Okinawan Dance, Sanshin Music Highlight Resort Nightlife

Beyond food and drink, the dining area also offers a glimpse into the Okinawan culture of old. On the stage next to the dining area, you can to revel in free live performances of Eisaa (Okinawan dance), which is traditionally enacted during the Bon festival in honor of ancestral spirits. Typically performed by young people in the community, this dance is an essential part of Okinawan cultural heritage. Dances are accompanied by Sanshin (traditional Okinawan three-stringed instrument)-playing, during which the entire dining area comes together to feast, as well as to sing and dance along to the music. These events are a rare treat that will make your trip even more memorable.
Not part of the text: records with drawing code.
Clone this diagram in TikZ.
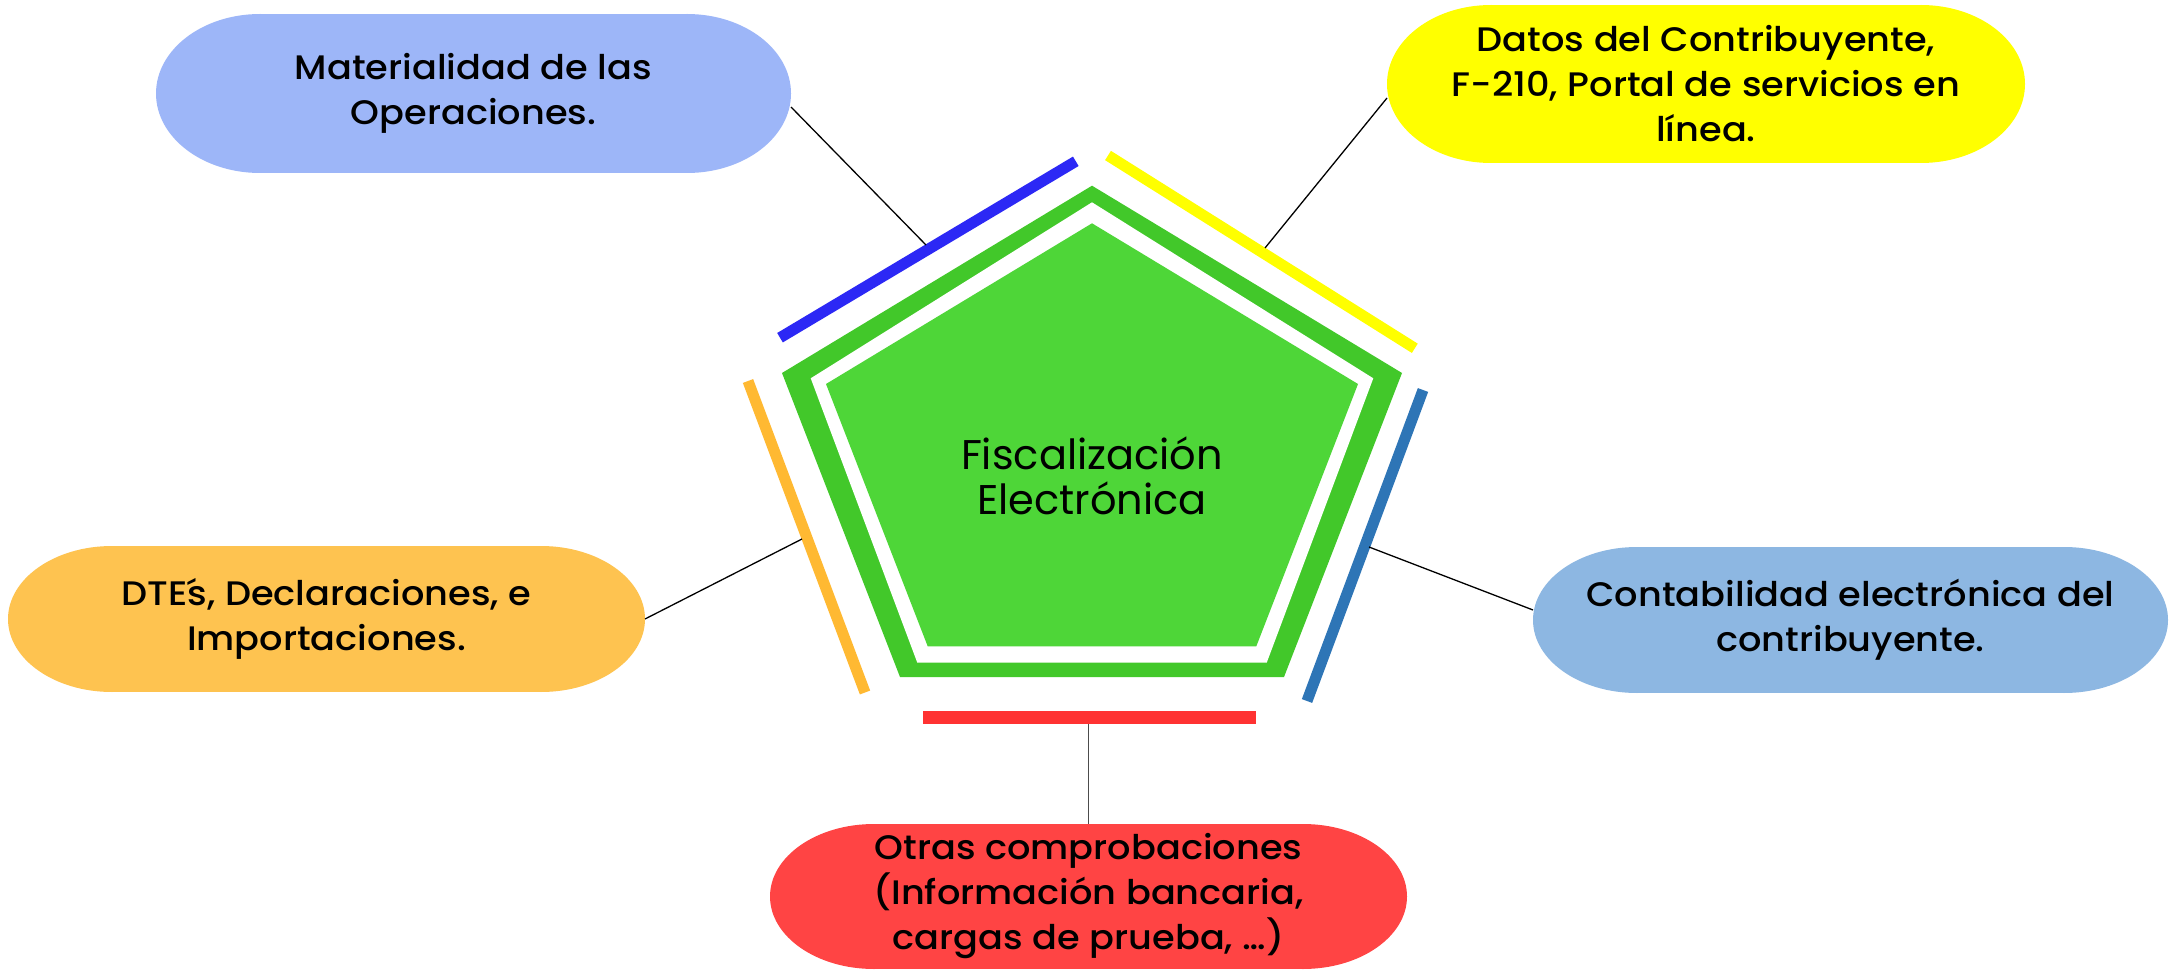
\documentclass[tikz,border=0pt]{standalone}
\usepackage{fontspec}
\setmainfont{Poppins}
\newfontfamily\boxfont{Poppins Medium}[FakeStretch=1.08]
\definecolor{gband}{RGB}{66,200,42}
\definecolor{gfill}{RGB}{78,214,56}
\definecolor{barblue}{RGB}{44,40,245}
\definecolor{baryellow}{RGB}{255,255,0}
\definecolor{barorange}{RGB}{255,185,50}
\definecolor{barsteel}{RGB}{46,117,182}
\definecolor{barred}{RGB}{255,50,50}
\definecolor{boxblue}{RGB}{157,182,248}
\definecolor{boxyellow}{RGB}{255,255,0}
\definecolor{boxorange}{RGB}{254,195,80}
\definecolor{boxsteel}{RGB}{141,183,226}
\definecolor{boxred}{RGB}{255,68,68}
% #1 name, #2 colour, #3 cx, #4 cy, #5 width, #6 height, #7 text
\newcommand{\mystadium}[7]{%
  \fill[#2] ({#3-#5/2+104},{#4-#6/2}) rectangle ({#3+#5/2-104},{#4+#6/2});
  \fill[#2] ({#3-#5/2+104},#4) ellipse [x radius=104, y radius={#6/2}];
  \fill[#2] ({#3+#5/2-104},#4) ellipse [x radius=104, y radius={#6/2}];
  \node[boxtext, minimum width=#5, minimum height=#6] (#1) at (#3,#4) {#7};
}
\begin{document}
\begin{tikzpicture}[x=1pt,y=-1pt,
  boxtext/.style={align=center, inner sep=0pt, outer sep=0pt,
    font=\boxfont\fontsize{34}{45}\selectfont, text=black},
  centertext/.style={align=center, inner sep=0pt,
    font=\fontsize{41.5}{45}\selectfont, text=black},
  bar/.style={line width=11pt},
  conn/.style={line width=1.3pt, black}]
\useasboundingbox (0,0) rectangle (2177,973);
\fill[white] (0,0) rectangle (2177,973);

% pentagon
\fill[gband] (1092,185.7) -- (1402,373) -- (1284,677) -- (900,677) -- (782,373) -- cycle;
\fill[white] (1092,202.3) -- (1373.3,378.3) -- (1266.7,662.7) -- (917.3,662.7) -- (810.7,378.3) -- cycle;
\fill[gfill] (1092,223.3) -- (1358,384) -- (1256.3,646.3) -- (927.7,646.3) -- (826,384) -- cycle;
\node[centertext] (fe) at (1092,475.5) {Fiscalización\\Electrónica};

% bars
\draw[bar, barblue] (780,337.7) -- (1075.8,161.3);
\draw[bar, baryellow] (1108,155.5) -- (1414.8,348.3);
\draw[bar, barsteel] (1423,390) -- (1307,701);
\draw[bar, barorange] (748,381) -- (865,692.5);
\draw[line width=13pt, barred] (923,717.3) -- (1256,717.3);

% boxes
\mystadium{mat}{boxblue}{473.5}{93.5}{635}{159}{Materialidad de las\\Operaciones.}
\mystadium{dat}{boxyellow}{1706}{84}{638}{158}{Datos del Contribuyente,\\F-210, Portal de servicios en\\línea.}
\mystadium{dte}{boxorange}{326.5}{619}{637}{146}{DTE\makebox[0pt][l]{´}s, Declaraciones, e\\Importaciones.}
\mystadium{con}{boxsteel}{1850.5}{620}{635}{146}{Contabilidad electrónica del\\contribuyente.}
\mystadium{otr}{boxred}{1088.5}{896.5}{637}{145}{Otras comprobaciones\\(Información bancaria,\\cargas de prueba, …)}

% connector ends on the bars
\coordinate (cblue) at (926,245);
\coordinate (cyellow) at (1265,248);
\coordinate (corange) at (802,539);
\coordinate (csteel) at (1369,547);
\coordinate (cred) at (1088.5,724);

\draw[conn] ([yshift=-13.5pt]mat.east) -- (cblue);
\draw[conn] ([yshift=-14pt]dat.west) -- (cyellow);
\draw[conn] (dte.east) -- (corange);
\draw[conn] ([yshift=10pt]con.west) -- (csteel);
\draw[conn, black!70] (otr.north) -- (cred);
\end{tikzpicture}
\end{document}
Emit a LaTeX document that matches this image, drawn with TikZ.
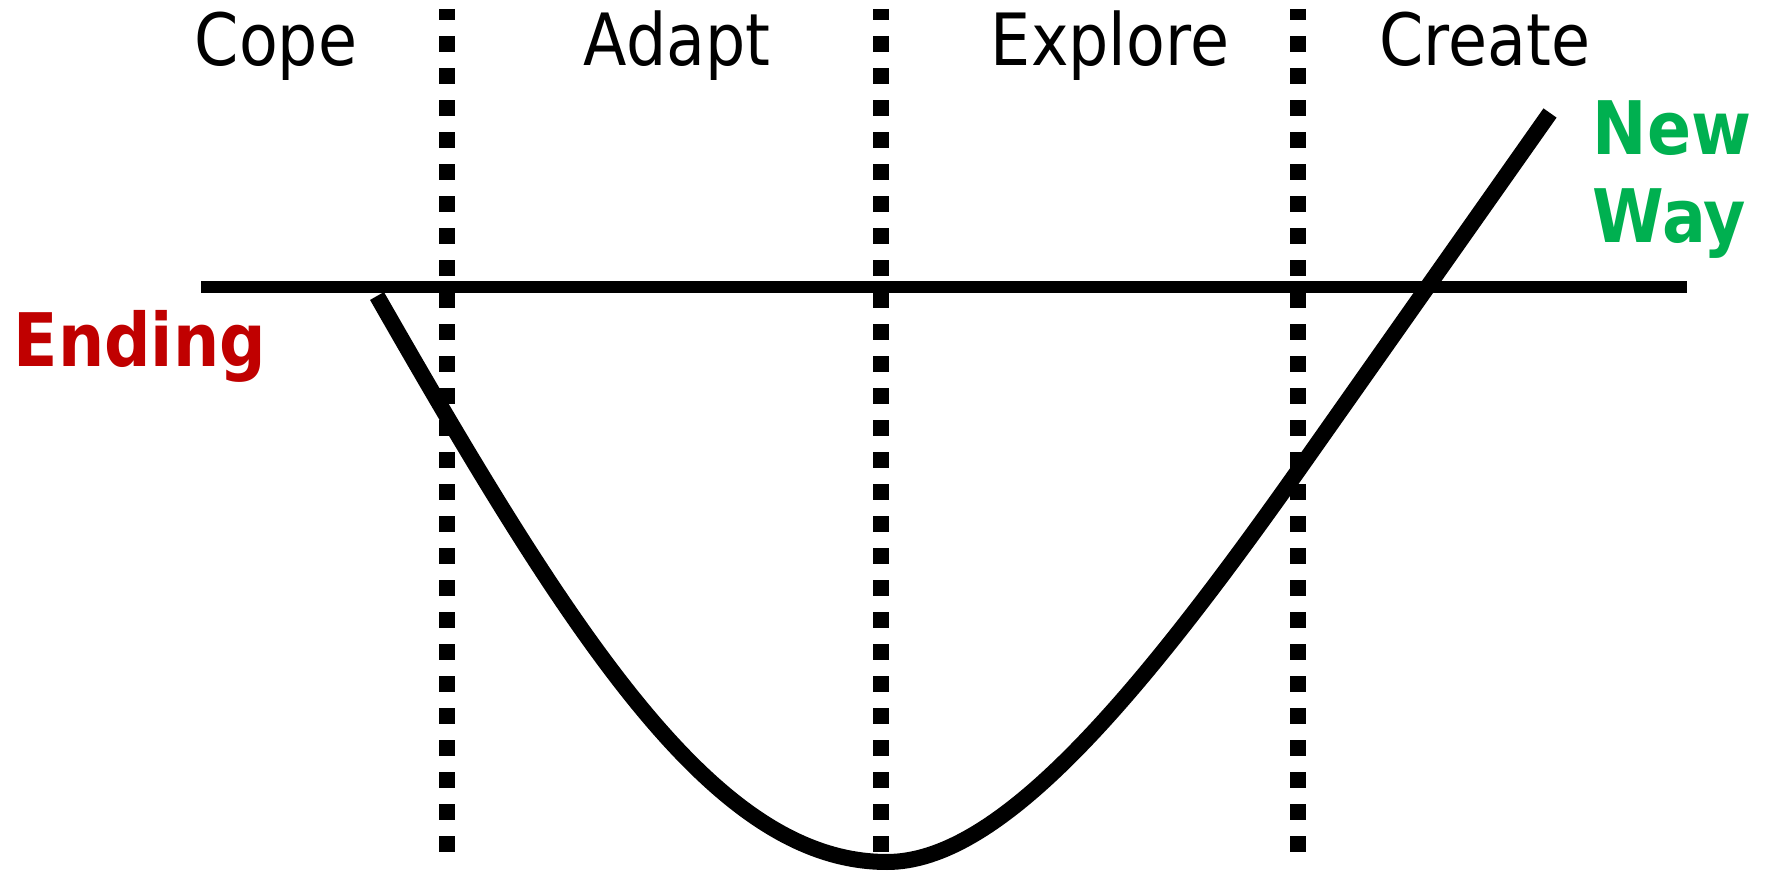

Whether lunching and souvenir shopping during the day or taking in Eisaa and Sanshin performances at night, The "Pai-kaji" Open-air Dining Area and the Ryukyu Ritou Market both have something to fit your mood no matter the time of day. Your Miyakojima trip simply won’t be complete until you drop by for a visit—we look forward to seeing you there.